* BEGIN SUPPLIED DATA *

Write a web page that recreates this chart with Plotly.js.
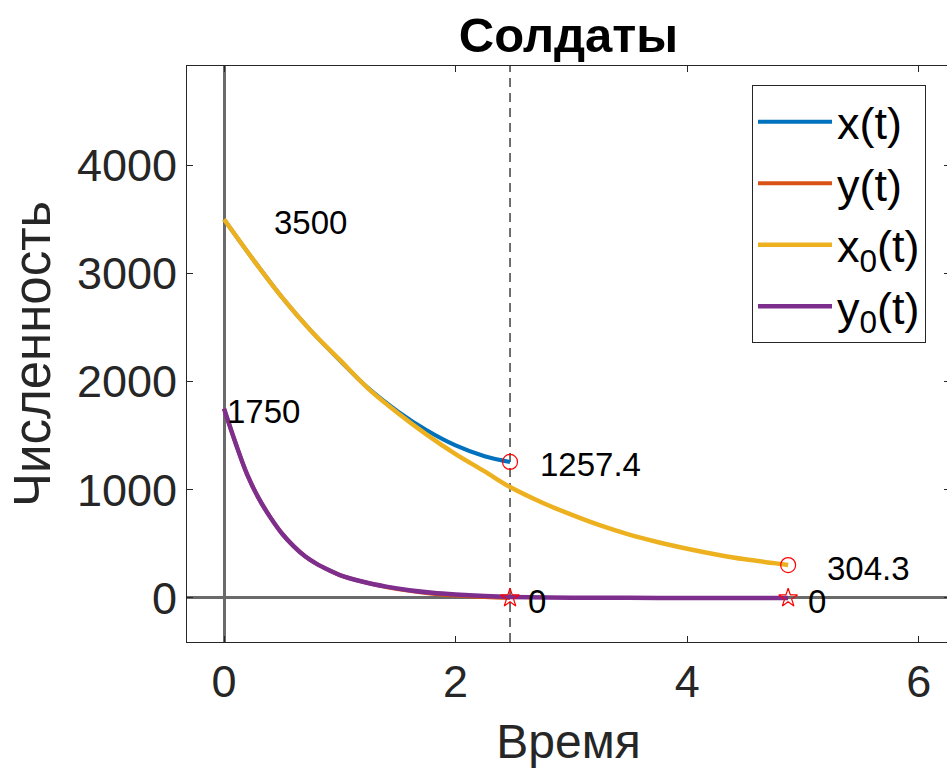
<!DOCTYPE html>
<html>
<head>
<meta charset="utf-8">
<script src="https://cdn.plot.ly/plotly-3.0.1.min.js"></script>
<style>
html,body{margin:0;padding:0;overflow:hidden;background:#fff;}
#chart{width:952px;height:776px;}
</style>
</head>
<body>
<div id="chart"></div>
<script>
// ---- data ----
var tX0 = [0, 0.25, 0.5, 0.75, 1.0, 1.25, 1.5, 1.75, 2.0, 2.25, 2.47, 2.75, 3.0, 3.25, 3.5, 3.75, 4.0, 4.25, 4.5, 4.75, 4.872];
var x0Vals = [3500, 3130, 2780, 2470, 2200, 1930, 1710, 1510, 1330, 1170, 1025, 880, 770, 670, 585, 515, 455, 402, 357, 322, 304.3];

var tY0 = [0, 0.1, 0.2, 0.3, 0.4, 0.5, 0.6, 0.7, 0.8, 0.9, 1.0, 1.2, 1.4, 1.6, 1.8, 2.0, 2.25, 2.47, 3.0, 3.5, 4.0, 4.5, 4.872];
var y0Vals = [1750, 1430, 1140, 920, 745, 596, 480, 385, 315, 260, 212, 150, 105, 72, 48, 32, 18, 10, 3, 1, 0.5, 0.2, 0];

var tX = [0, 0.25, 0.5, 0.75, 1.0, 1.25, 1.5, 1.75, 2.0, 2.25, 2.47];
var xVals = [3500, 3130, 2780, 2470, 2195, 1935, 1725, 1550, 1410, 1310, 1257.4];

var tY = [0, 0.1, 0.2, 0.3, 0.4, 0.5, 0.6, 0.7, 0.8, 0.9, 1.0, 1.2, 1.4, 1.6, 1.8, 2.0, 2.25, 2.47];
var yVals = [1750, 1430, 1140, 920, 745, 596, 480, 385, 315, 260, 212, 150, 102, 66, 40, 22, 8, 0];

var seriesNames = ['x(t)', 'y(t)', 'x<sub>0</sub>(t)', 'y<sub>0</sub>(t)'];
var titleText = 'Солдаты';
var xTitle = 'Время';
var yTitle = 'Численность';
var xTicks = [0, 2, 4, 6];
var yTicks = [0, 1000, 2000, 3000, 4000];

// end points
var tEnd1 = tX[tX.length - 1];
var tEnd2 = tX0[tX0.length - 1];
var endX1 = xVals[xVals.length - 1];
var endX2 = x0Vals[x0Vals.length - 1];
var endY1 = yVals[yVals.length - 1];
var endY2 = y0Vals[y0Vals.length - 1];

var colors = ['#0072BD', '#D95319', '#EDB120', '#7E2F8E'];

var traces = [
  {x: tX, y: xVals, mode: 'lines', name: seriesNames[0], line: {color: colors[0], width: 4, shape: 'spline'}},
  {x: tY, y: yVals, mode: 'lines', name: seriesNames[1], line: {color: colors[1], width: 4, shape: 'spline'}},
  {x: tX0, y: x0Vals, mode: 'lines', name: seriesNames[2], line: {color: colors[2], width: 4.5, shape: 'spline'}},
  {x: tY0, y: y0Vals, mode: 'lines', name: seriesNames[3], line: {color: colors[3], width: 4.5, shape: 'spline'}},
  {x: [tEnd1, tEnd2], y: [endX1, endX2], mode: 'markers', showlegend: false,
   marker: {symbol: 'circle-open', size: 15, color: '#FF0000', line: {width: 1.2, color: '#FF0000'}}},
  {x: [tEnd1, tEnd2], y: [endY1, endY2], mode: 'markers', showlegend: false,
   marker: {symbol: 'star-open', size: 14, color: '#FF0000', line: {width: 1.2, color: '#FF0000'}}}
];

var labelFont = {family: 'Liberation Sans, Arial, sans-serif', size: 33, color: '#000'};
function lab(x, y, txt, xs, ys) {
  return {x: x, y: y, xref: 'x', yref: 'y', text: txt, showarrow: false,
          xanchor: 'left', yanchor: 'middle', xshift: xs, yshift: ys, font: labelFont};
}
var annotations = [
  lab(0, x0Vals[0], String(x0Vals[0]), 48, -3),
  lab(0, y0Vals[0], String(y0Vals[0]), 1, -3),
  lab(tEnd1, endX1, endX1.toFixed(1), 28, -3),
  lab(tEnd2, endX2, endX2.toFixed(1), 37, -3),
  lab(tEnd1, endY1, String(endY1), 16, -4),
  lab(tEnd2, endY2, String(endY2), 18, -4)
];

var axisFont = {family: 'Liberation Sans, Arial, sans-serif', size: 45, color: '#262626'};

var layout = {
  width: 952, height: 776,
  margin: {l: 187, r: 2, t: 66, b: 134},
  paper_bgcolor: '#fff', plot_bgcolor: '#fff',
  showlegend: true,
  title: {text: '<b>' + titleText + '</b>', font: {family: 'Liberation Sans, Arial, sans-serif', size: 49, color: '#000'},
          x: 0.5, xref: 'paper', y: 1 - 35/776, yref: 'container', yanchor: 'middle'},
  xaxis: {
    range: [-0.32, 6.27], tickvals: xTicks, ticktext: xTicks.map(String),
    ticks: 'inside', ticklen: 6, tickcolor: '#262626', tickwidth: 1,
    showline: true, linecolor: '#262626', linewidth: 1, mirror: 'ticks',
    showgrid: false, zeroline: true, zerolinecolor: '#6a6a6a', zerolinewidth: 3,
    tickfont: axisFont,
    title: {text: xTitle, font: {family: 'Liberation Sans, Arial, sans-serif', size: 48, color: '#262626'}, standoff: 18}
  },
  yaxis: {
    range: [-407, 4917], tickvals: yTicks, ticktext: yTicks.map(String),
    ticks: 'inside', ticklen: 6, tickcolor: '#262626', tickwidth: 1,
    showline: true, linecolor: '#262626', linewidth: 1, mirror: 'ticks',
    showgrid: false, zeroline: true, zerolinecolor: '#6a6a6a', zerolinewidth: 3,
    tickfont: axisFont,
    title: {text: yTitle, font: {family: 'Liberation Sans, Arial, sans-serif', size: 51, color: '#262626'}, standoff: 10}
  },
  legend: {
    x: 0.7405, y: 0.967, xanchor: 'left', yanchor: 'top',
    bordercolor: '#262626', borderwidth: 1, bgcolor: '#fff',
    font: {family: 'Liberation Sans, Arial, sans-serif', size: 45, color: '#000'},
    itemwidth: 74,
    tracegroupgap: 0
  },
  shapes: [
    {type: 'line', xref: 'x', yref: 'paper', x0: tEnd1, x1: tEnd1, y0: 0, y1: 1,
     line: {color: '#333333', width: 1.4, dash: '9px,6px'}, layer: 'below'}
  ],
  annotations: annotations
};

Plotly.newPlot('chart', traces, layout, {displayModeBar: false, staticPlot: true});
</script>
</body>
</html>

* END SUPPLIED DATA *

Repeat, with no pictures, each line from the beginning of the data through the line containing "1410, 1310, 1257.4];", inclusive.

EXERCISE OUTPUT ->
Write a web page that recreates this chart with Plotly.js.
<!DOCTYPE html>
<html>
<head>
<meta charset="utf-8">
<script src="https://cdn.plot.ly/plotly-3.0.1.min.js"></script>
<style>
html,body{margin:0;padding:0;overflow:hidden;background:#fff;}
#chart{width:952px;height:776px;}
</style>
</head>
<body>
<div id="chart"></div>
<script>
// ---- data ----
var tX0 = [0, 0.25, 0.5, 0.75, 1.0, 1.25, 1.5, 1.75, 2.0, 2.25, 2.47, 2.75, 3.0, 3.25, 3.5, 3.75, 4.0, 4.25, 4.5, 4.75, 4.872];
var x0Vals = [3500, 3130, 2780, 2470, 2200, 1930, 1710, 1510, 1330, 1170, 1025, 880, 770, 670, 585, 515, 455, 402, 357, 322, 304.3];

var tY0 = [0, 0.1, 0.2, 0.3, 0.4, 0.5, 0.6, 0.7, 0.8, 0.9, 1.0, 1.2, 1.4, 1.6, 1.8, 2.0, 2.25, 2.47, 3.0, 3.5, 4.0, 4.5, 4.872];
var y0Vals = [1750, 1430, 1140, 920, 745, 596, 480, 385, 315, 260, 212, 150, 105, 72, 48, 32, 18, 10, 3, 1, 0.5, 0.2, 0];

var tX = [0, 0.25, 0.5, 0.75, 1.0, 1.25, 1.5, 1.75, 2.0, 2.25, 2.47];
var xVals = [3500, 3130, 2780, 2470, 2195, 1935, 1725, 1550, 1410, 1310, 1257.4];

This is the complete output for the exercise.